Climate change is escalating the threat of droughts, floods and tropical storms to fruit growers and changing the pattern of disease outbreaks. Back-to-back hurricanes in 2020 destroyed about 40 per cent of banana plants in Honduras.

Pesticide dilemma

And here lies a dilemma. You can try to limit antimicrobial resistance by using fewer pesticides. Indeed, Germany’s Agriculture Minister Cem Ozdemir said this week that they should be used “as sparingly as possible”.

“We need to reinforce our commitment to curbing the use of pesticides and mineral fertilisers on our fields,” Mr Ozdemir said in an appeal for soil health at a UN food summit in Rome.

Tackling pathogenic resistance caused by “inappropriate or excessive use of antimicrobials” is also part of a six-point strategy unveiled by the UK’s Health Security Agency on Tuesday.

But the catch is that using fewer pesticides leads to lower yields, so more land is needed to produce the same amount of food. Organic farms, for example, are typically larger than conventional ones.

This matters because clearing land for agriculture is the cause of about 80 per cent to 90 per cent of deforestation. That, in turn, drives climate change because fewer trees mean less CO2 is removed from the atmosphere.

It is why the FAO believes that “we cannot go all-organic, because organic means that you have to find land somewhere”, according to David Laborde, the head of its agrifood economics division.

“We will always need chemicals,” said the industry source worried about bananas.

“Farmland should be used for growing crops. If you don’t, you’re cutting down rainforests.”

The EU aims to cut pesticide use by 50 per cent in a drive to restore soil health. It also wants to use less fertiliser that releases nitrous oxide, a greenhouse gas.

We cannot go all-organic
David Laborde, FAO

Leonard Mizzi, the head of an EU unit on global partnerships in agriculture, said Europe is “not saying no” to chemicals, but “you can’t [make] heavy use of synthetic fertilisers if you don’t link it to soil maps or to soil health”.

Scientists at a Dutch university are testing a new kind of fungicide made from copper and zinc against the banana disease. Its producers are hopeful of approval in the US although copper is viewed with caution by some regulators.

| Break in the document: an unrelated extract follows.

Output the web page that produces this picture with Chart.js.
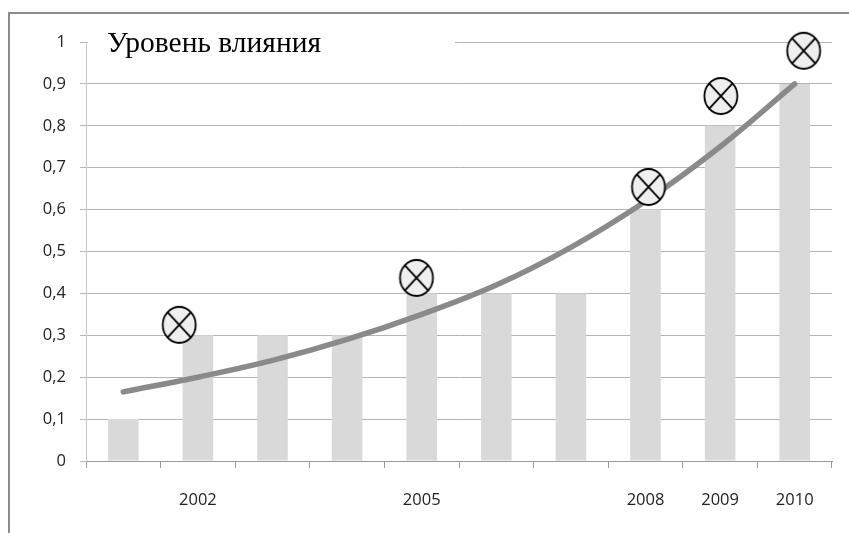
<!DOCTYPE html>
<html lang="ru">
<head>
<meta charset="UTF-8" />
<title>Уровень влияния</title>
<script src="https://cdn.jsdelivr.net/npm/chart.js"></script>
<style>
  html, body { margin: 0; padding: 0; background: #fff; }
  .frame { position: relative; width: 849px; height: 533px; }
  .border { position: absolute; left: 8px; top: 12px; right: 0; bottom: 0;
            border-top: 2px solid #8c8c8c; border-left: 2px solid #8c8c8c; }
  canvas { position: absolute; left: 0; top: 0; }
</style>
</head>
<body>
<div class="frame">
  <div class="border"></div>
  <canvas id="grafico" width="849" height="533"></canvas>
</div>
<script>
// dados
const anos = ["2001", "2002", "2003", "2004", "2005", "2006", "2007", "2008", "2009", "2010"];
const anosVisiveis = ["2002", "2005", "2008", "2009", "2010"];
const valoresBarras = [0.1, 0.3, 0.3, 0.3, 0.4, 0.4, 0.4, 0.6, 0.8, 0.9];
const valoresTendencia = [0.165, 0.2, 0.24, 0.29, 0.35, 0.42, 0.51, 0.62, 0.75, 0.9];
// marcadores ⊗ (posição em unidades de categoria, valor)
const marcadoresX = [0.75, 3.93, 7.04, 8.01, 9.12];
const marcadoresY = [0.325, 0.437, 0.654, 0.871, 0.979];
const tituloTexto = "Уровень влияния";

// marcador: círculo com X
function criarMarcador() {
    const c = document.createElement("canvas");
    c.width = 38; c.height = 42;
    const g = c.getContext("2d");
    const cx = 19, cy = 21, rx = 16.5, ry = 18;
    g.beginPath();
    g.ellipse(cx, cy, rx, ry, 0, 0, Math.PI * 2);
    g.fillStyle = "#efefef";
    g.fill();
    g.lineWidth = 1.8;
    g.strokeStyle = "#000";
    g.stroke();
    const dx = rx * Math.SQRT1_2, dy = ry * Math.SQRT1_2;
    g.beginPath();
    g.moveTo(cx - dx, cy - dy); g.lineTo(cx + dx, cy + dy);
    g.moveTo(cx + dx, cy - dy); g.lineTo(cx - dx, cy + dy);
    g.stroke();
    return c;
}

const dadosMarcadores = marcadoresX.map((x, i) => ({ x: x, y: marcadoresY[i] }));

const pluginTitulo = {
    id: "tituloCaixa",
    afterDatasetsDraw(chart) {
        const ctx = chart.ctx;
        ctx.save();
        ctx.fillStyle = "#fff";
        ctx.fillRect(88, 26, 367, 34);
        ctx.fillStyle = "#000";
        ctx.font = "29.5px 'Liberation Serif', serif";
        ctx.textBaseline = "middle";
        ctx.fillText(tituloTexto, 107, 44);
        ctx.restore();
    }
};

const config = {
    data: {
        labels: anos,
        datasets: [
            {
                type: "scatter",
                data: dadosMarcadores,
                xAxisID: "xm",
                pointStyle: criarMarcador(),
                pointRadius: 16,
                clip: false,
                order: 1
            },
            {
                type: "line",
                data: valoresTendencia,
                borderColor: "#8a8a8a",
                borderWidth: 5.5,
                borderCapStyle: "round",
                tension: 0.4,
                pointRadius: 0,
                fill: false,
                order: 2
            },
            {
                type: "bar",
                data: valoresBarras,
                backgroundColor: "#d9d9d9",
                grouped: false,
                barPercentage: 0.41,
                categoryPercentage: 1,
                order: 3
            }
        ]
    },
    options: {
        responsive: false,
        animation: false,
        layout: { padding: { left: 0, top: 42, right: 16, bottom: 0 } },
        plugins: { legend: { display: false }, tooltip: { enabled: false }, title: { display: false } },
        scales: {
            x: {
                type: "category",
                offset: true,
                afterFit(scale) { scale.height = 72; },
                grid: { offset: true, drawOnChartArea: false, tickLength: 7, color: "#9a9a9a" },
                border: { color: "#9a9a9a" },
                ticks: {
                    autoSkip: false,
                    maxRotation: 0,
                    padding: 22,
                    color: "#222",
                    font: { family: "'Open Sans'", size: 16.5 },
                    callback: function (v, i) { return anosVisiveis.includes(anos[i]) ? anos[i] : ""; }
                }
            },
            xm: {
                type: "linear",
                min: -0.5,
                max: 9.5,
                display: false
            },
            y: {
                min: 0,
                max: 1,
                afterFit(scale) { scale.width = 86; },
                grid: { color: "#b4b4b4", tickLength: 6 },
                border: { color: "#c8c8c8" },
                ticks: {
                    stepSize: 0.1,
                    padding: 14,
                    color: "#222",
                    font: { family: "'Open Sans'", size: 16.5 },
                    callback: v => (Math.round(v * 10) / 10).toString().replace(".", ",")
                }
            }
        }
    },
    plugins: [pluginTitulo]
};

new Chart(document.getElementById("grafico"), config);
</script>
</body>
</html>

Geneticists at the university say the banana disease is advancing in Mozambique, having appeared to be under control. Production in Tanzania, Malawi, Uganda and Rwanda could also be under threat.

Genetically modifying bananas is another option but the suggestion tends to ring alarm bells among regulators and the public.

Most of the world’s top banana exporters are in Central and South America, although the Philippines is also a leading producer and the fruit is often consumed locally in Africa.

Europe and the US are major importers – residents in Britain alone are estimated to eat five billion bananas a year – and a decline in global trade could damage the income of developing countries.

The movement Fairtrade says almost half of UK banana imports originate from countries that are highly vulnerable to climate change. Although demand remained strong, world banana exports dropped by more than a million tonnes in 2022 due to supply problems including weather and fusarium wilt.

Senior officials were in similarly pessimistic mood at this week’s Rome summit, where UN Secretary General Antonio Guterres said that “food systems are broken” and that Russia’s withdrawal from the Black Sea grain deal was worsening a global price squeeze.

The UAE’s presidency of Cop28 promises to make food and agriculture a major theme of the Dubai climate summit, with leaders encouraged to sign a declaration on transforming food systems.

UAE Minister for Climate Change and Environment Mariam Al Mheiri told delegates that without rethinking farming, there was “no realistic pathway” to achieving the goals of the Paris Agreement, which commits the world to capping global warming at 1.5°C if possible.

If it does not, it will not just be bananas under threat.